**YOUR INSTRUCTIONS:** The listing below must be repeated word for word, with its images excluded.
##########
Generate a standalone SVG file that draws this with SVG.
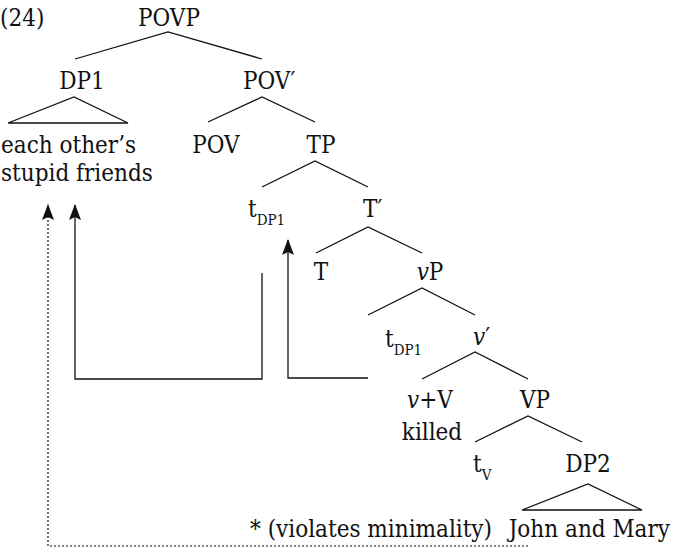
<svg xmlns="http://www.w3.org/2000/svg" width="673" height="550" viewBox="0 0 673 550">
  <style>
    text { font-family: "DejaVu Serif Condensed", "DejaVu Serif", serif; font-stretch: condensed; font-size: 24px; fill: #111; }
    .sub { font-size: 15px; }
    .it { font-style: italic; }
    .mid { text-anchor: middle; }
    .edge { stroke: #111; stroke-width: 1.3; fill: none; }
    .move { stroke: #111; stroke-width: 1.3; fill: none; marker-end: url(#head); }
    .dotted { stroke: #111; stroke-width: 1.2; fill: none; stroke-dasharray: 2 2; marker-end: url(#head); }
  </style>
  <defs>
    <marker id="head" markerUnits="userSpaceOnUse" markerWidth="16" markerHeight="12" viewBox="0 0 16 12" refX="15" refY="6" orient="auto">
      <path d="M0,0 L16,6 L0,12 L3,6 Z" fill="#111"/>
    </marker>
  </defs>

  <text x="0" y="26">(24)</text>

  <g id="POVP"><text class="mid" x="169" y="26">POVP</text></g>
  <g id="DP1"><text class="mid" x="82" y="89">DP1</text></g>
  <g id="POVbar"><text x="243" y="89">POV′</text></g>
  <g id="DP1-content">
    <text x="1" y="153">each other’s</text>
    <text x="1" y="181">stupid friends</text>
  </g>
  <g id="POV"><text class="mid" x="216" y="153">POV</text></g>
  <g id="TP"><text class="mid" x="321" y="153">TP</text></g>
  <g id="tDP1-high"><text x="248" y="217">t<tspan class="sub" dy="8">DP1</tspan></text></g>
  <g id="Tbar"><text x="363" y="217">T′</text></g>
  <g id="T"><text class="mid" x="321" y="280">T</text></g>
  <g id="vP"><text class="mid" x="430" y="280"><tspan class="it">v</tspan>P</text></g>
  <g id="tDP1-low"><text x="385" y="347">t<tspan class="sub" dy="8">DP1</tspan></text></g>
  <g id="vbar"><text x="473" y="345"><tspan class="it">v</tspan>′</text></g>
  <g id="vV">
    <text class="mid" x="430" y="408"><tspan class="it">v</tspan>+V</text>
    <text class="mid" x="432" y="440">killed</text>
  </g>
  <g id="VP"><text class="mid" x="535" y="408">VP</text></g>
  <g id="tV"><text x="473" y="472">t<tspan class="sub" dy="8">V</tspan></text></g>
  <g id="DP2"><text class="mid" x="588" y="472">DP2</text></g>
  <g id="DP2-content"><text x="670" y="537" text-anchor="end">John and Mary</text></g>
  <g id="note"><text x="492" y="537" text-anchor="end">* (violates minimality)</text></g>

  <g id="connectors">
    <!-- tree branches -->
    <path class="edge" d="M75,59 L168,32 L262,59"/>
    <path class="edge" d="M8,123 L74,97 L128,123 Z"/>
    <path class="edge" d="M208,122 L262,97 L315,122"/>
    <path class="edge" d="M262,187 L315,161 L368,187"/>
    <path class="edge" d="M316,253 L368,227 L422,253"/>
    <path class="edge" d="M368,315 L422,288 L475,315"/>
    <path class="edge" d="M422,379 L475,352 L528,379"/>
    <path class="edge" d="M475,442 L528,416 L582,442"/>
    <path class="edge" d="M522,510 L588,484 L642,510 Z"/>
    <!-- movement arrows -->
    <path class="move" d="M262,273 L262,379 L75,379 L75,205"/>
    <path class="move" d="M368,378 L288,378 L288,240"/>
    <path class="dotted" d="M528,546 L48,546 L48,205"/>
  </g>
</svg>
##########
**SOLUTION TO THE PROBLEM:**
Generate a standalone SVG file that draws this with SVG.
<svg xmlns="http://www.w3.org/2000/svg" width="673" height="550" viewBox="0 0 673 550">
  <style>
    text { font-family: "DejaVu Serif Condensed", "DejaVu Serif", serif; font-stretch: condensed; font-size: 24px; fill: #111; }
    .sub { font-size: 15px; }
    .it { font-style: italic; }
    .mid { text-anchor: middle; }
    .edge { stroke: #111; stroke-width: 1.3; fill: none; }
    .move { stroke: #111; stroke-width: 1.3; fill: none; marker-end: url(#head); }
    .dotted { stroke: #111; stroke-width: 1.2; fill: none; stroke-dasharray: 2 2; marker-end: url(#head); }
  </style>
  <defs>
    <marker id="head" markerUnits="userSpaceOnUse" markerWidth="16" markerHeight="12" viewBox="0 0 16 12" refX="15" refY="6" orient="auto">
      <path d="M0,0 L16,6 L0,12 L3,6 Z" fill="#111"/>
    </marker>
  </defs>

  <text x="0" y="26">(24)</text>

  <g id="POVP"><text class="mid" x="169" y="26">POVP</text></g>
  <g id="DP1"><text class="mid" x="82" y="89">DP1</text></g>
  <g id="POVbar"><text x="243" y="89">POV′</text></g>
  <g id="DP1-content">
    <text x="1" y="153">each other’s</text>
    <text x="1" y="181">stupid friends</text>
  </g>
  <g id="POV"><text class="mid" x="216" y="153">POV</text></g>
  <g id="TP"><text class="mid" x="321" y="153">TP</text></g>
  <g id="tDP1-high"><text x="248" y="217">t<tspan class="sub" dy="8">DP1</tspan></text></g>
  <g id="Tbar"><text x="363" y="217">T′</text></g>
  <g id="T"><text class="mid" x="321" y="280">T</text></g>
  <g id="vP"><text class="mid" x="430" y="280"><tspan class="it">v</tspan>P</text></g>
  <g id="tDP1-low"><text x="385" y="347">t<tspan class="sub" dy="8">DP1</tspan></text></g>
  <g id="vbar"><text x="473" y="345"><tspan class="it">v</tspan>′</text></g>
  <g id="vV">
    <text class="mid" x="430" y="408"><tspan class="it">v</tspan>+V</text>
    <text class="mid" x="432" y="440">killed</text>
  </g>
  <g id="VP"><text class="mid" x="535" y="408">VP</text></g>
  <g id="tV"><text x="473" y="472">t<tspan class="sub" dy="8">V</tspan></text></g>
  <g id="DP2"><text class="mid" x="588" y="472">DP2</text></g>
  <g id="DP2-content"><text x="670" y="537" text-anchor="end">John and Mary</text></g>
  <g id="note"><text x="492" y="537" text-anchor="end">* (violates minimality)</text></g>

  <g id="connectors">
    <!-- tree branches -->
    <path class="edge" d="M75,59 L168,32 L262,59"/>
    <path class="edge" d="M8,123 L74,97 L128,123 Z"/>
    <path class="edge" d="M208,122 L262,97 L315,122"/>
    <path class="edge" d="M262,187 L315,161 L368,187"/>
    <path class="edge" d="M316,253 L368,227 L422,253"/>
    <path class="edge" d="M368,315 L422,288 L475,315"/>
    <path class="edge" d="M422,379 L475,352 L528,379"/>
    <path class="edge" d="M475,442 L528,416 L582,442"/>
    <path class="edge" d="M522,510 L588,484 L642,510 Z"/>
    <!-- movement arrows -->
    <path class="move" d="M262,273 L262,379 L75,379 L75,205"/>
    <path class="move" d="M368,378 L288,378 L288,240"/>
    <path class="dotted" d="M528,546 L48,546 L48,205"/>
  </g>
</svg>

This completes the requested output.